Central Asia (909 BCE – 819 CE): …

Years: 909BCE - 819

Central Asia (909 BCE – 819 CE): Iron Age and Antiquity — Saka Riders, Achaemenid Satraps, Hellenistic–Kushan Cities, and Sogdian Silk Roads

Geographic and Environmental Context

Central Asia includes the Syr Darya (Jaxartes) and Amu Darya (Oxus) basins (Transoxiana), Khwarazm and the Aral–Caspian lowlands, the Ferghana valley, the Merv oasis and Kopet Dag piedmont, the Kazakh steppe to the Aral littoral, and the Tian Shan–Pamir margins.

  • Anchors: Sogdiana (Samarkand–Bukhara/Zeravshan), Chach/Tashkent (Syr valley), Ferghana oases, Bactria (Balkh, Oxus bend), Khwarazm delta, Merv oasis.

  • Mountain passes: Talas, Alay, Tian Shan, Pamir links to Tarim and Gandhara.

Climate & Environmental Shifts

  • First-millennium variability with episodic aridity; canals avulsed; Aral Sea levels fluctuated; oases survived through canal repair and karez tapping.

Societies & Political Developments

  • Saka/Scythian equestrian confederacies dominated the steppe (1st millennium BCE).

  • Achaemenid Empire incorporated Sogdiana, Bactria, Arachosia, Margiana as satrapies (6th–4th c. BCE), formalizing taxation and canal upkeep.

  • Hellenistic Bactria (3rd–2nd c. BCE) followed Alexander; Greek–Iranian urbanism (Ai-Khanoum model) blended into local traditions.

  • Kushan Empire (1st–3rd c.
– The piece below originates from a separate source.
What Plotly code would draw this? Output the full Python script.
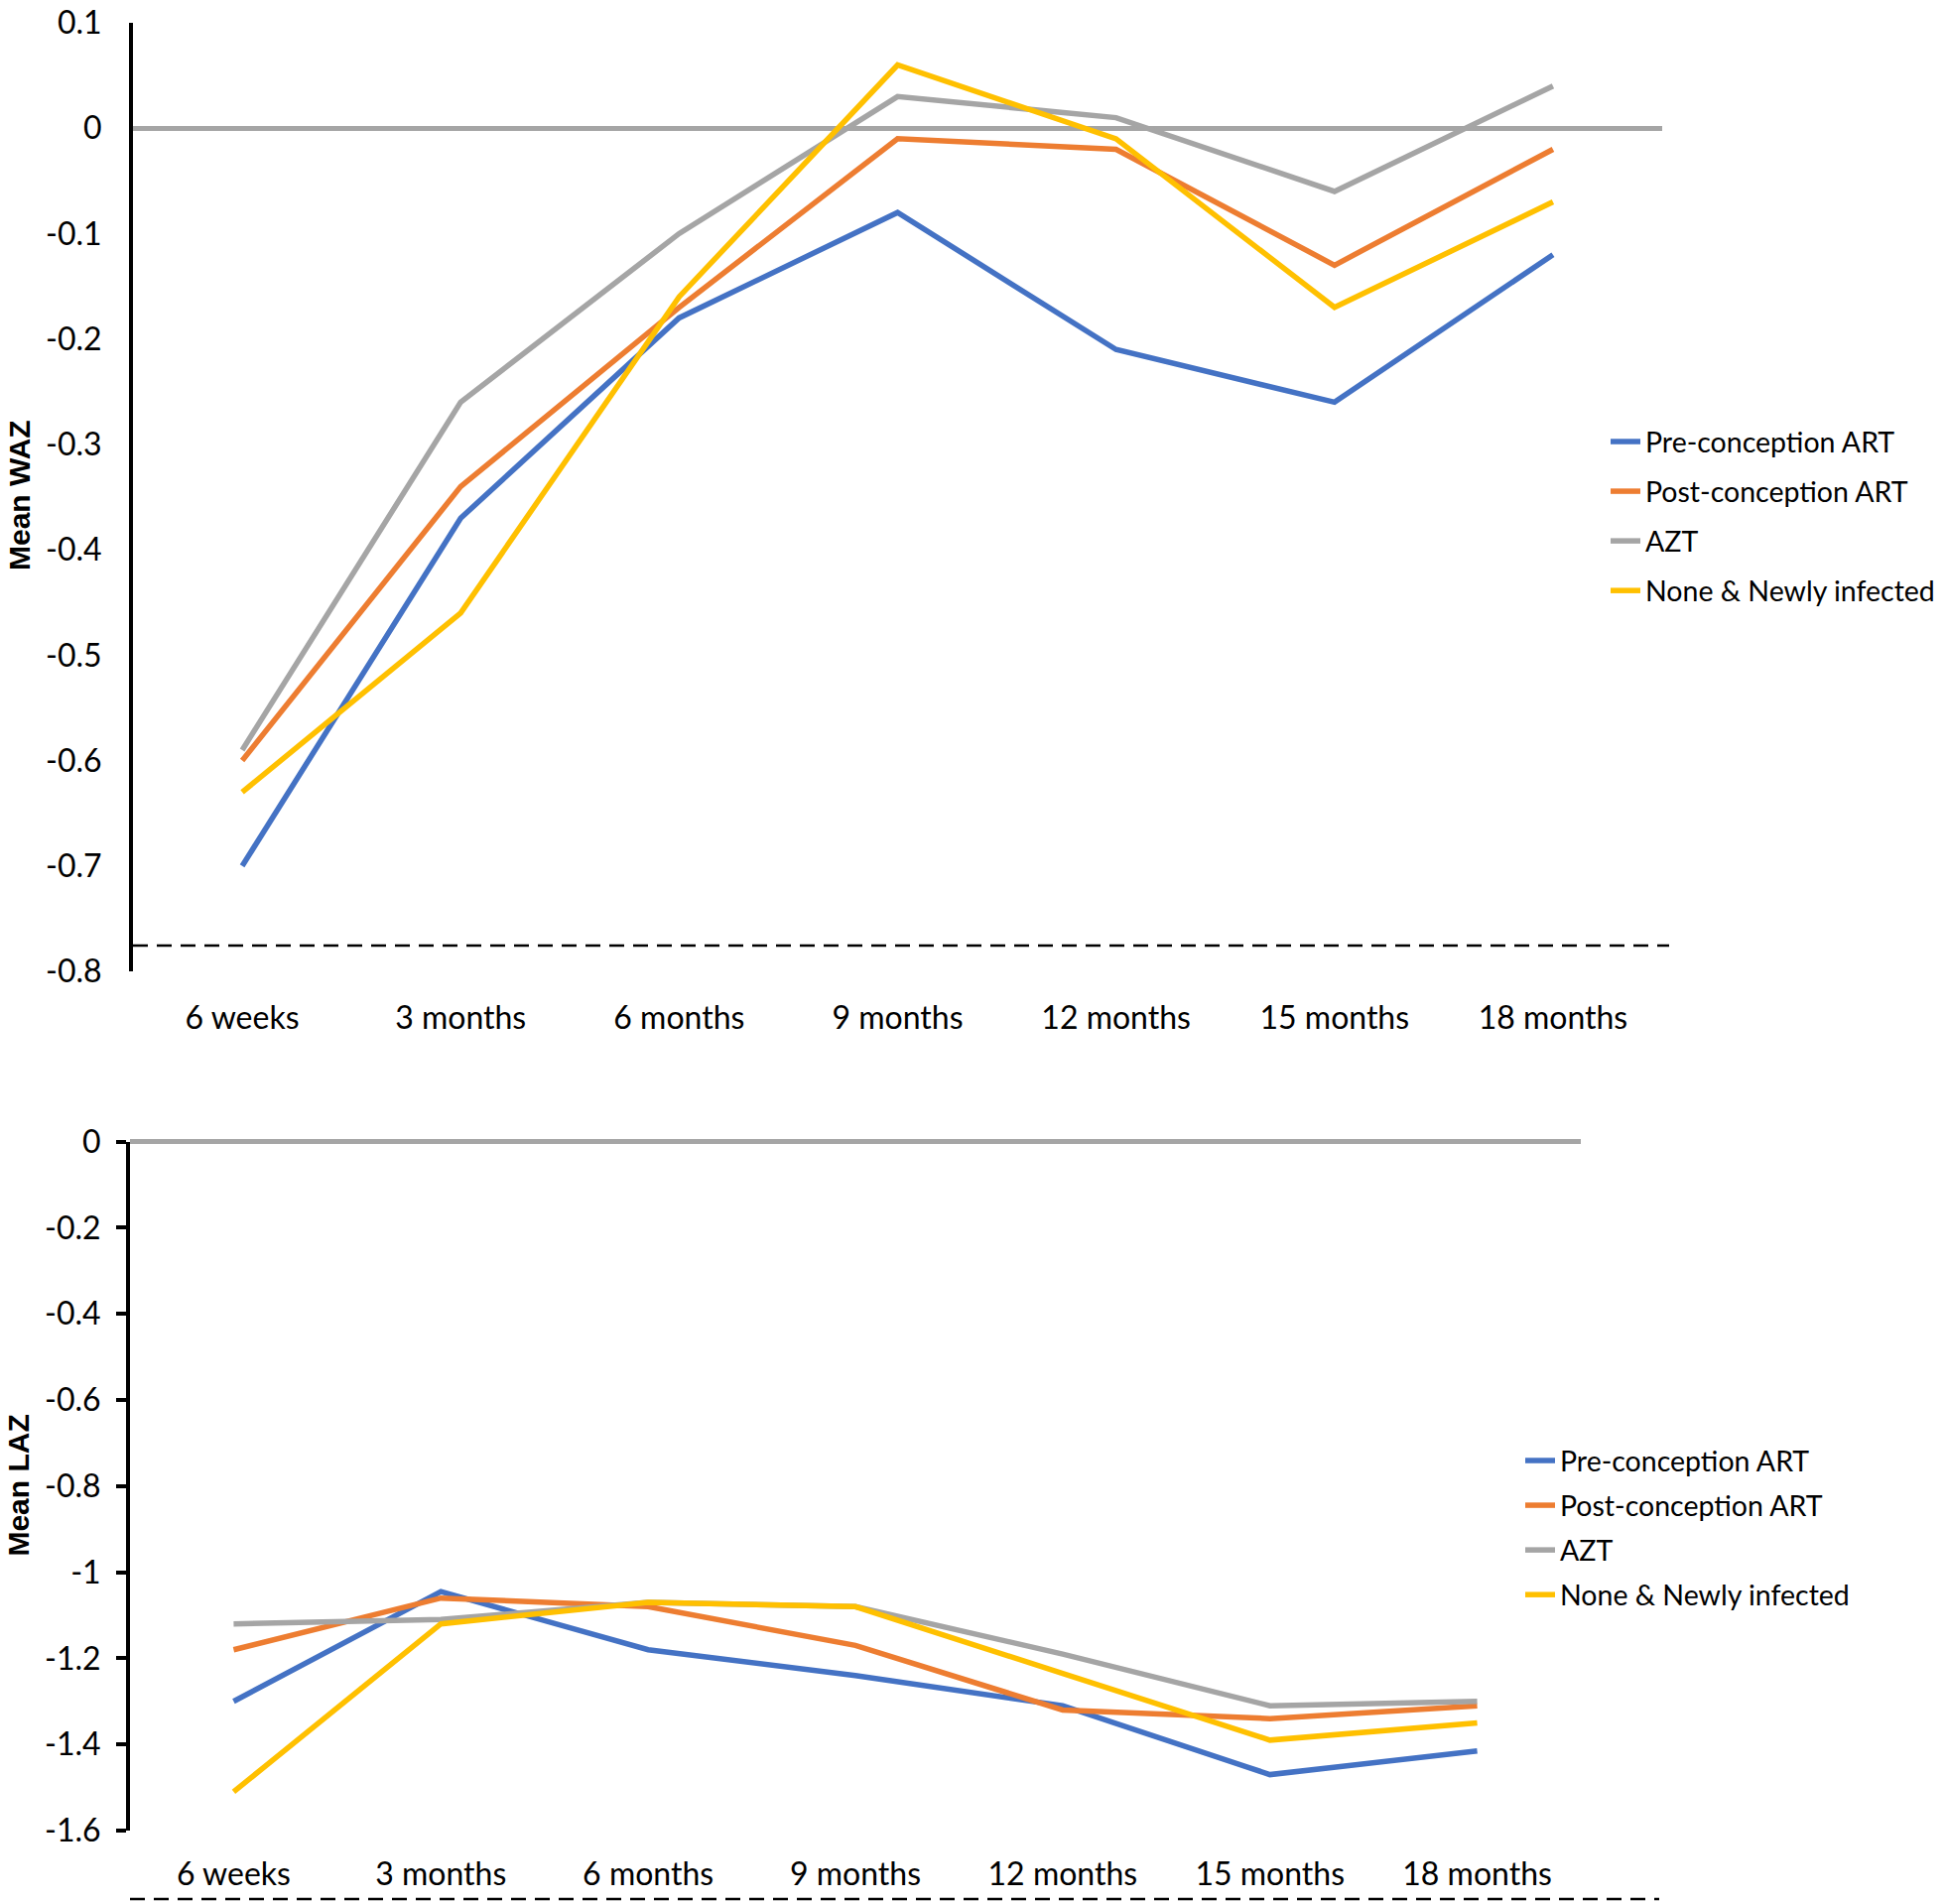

CE) unified Bactria–Gandhara; fostered Buddhism, minted gold; controlled passes to India and Tarim.

  • Sogdian city-states (Samarkand, Bukhara, Panjikent) (5th–8th c. CE) became premier Silk Road brokers; religion pluralism: Zoroastrianism, Buddhism, Manichaeism, Nestorian Christianity.

  • Hephthalites (5th–6th c.) disrupted oases; later Western Turkic influence (6th–7th c.) reshaped steppe–oasis politics; Chinese Tang intervention into Ferghana (Talas, 751) intersected with Abbasid frontiers.

Economy & Trade

  • Irrigated oasis agriculture (wheat, barley, vines, fruit orchards, cotton); pastoral steppe (horses, sheep).

  • Transcontinental caravans: silk, paper, spices, glass, metalwork; Sogdian merchants dominated long-haul trade to Chang’an, Nishapur, Merv.

  • Coinage: Achaemenid/Greek issues → Kushan gold/copper → Sogdian/Chach local coinages; standardized weights/measures in markets.

Technology & Material Culture

  • Iron tools and weapons; advanced canal works; probable karez in piedmont; yurts for nomads, mudbrick for oases; stirrups spread late.

  • Art: Greco-Bactrian sculpture, Gandharan Buddhist reliefs, Sogdian wall-paintings (Panjikent) with banquet–hunting scenes.

Movement & Interaction Corridors

  • Bactria–Bamiyan–Gandhara to India; Ferghana–Talas–Tarim to China; Merv–Nishapur to Iran; steppe routes to Ural–Volga.

Belief & Symbolism

  • Zoroastrian fire-temples, Buddhist monasteries (Toprak-Kala, Termez, Bamiyan hinterlands), Manichaean manuscripts among Sogdians; religious syncretism common.

Environmental Adaptation & Resilience

  • Canal maintenance and oasis relocation managed river avulsions; oasis–steppe exchange hedged against drought and war; merchant diasporas spread risk along the Silk Road.

Legacy & Transition

By 819 CE, Central Asia was a cosmopolitan hinge: Sogdian merchants, Turkic–Iranian elites, and Buddhist–Zoroastrian–Manichaean communities linked China, India, Iran, and the Steppe — a platform upon which the early medieval Islamic expansions into Transoxiana would take hold in the 8th–9th centuries and flourish in the coming ages.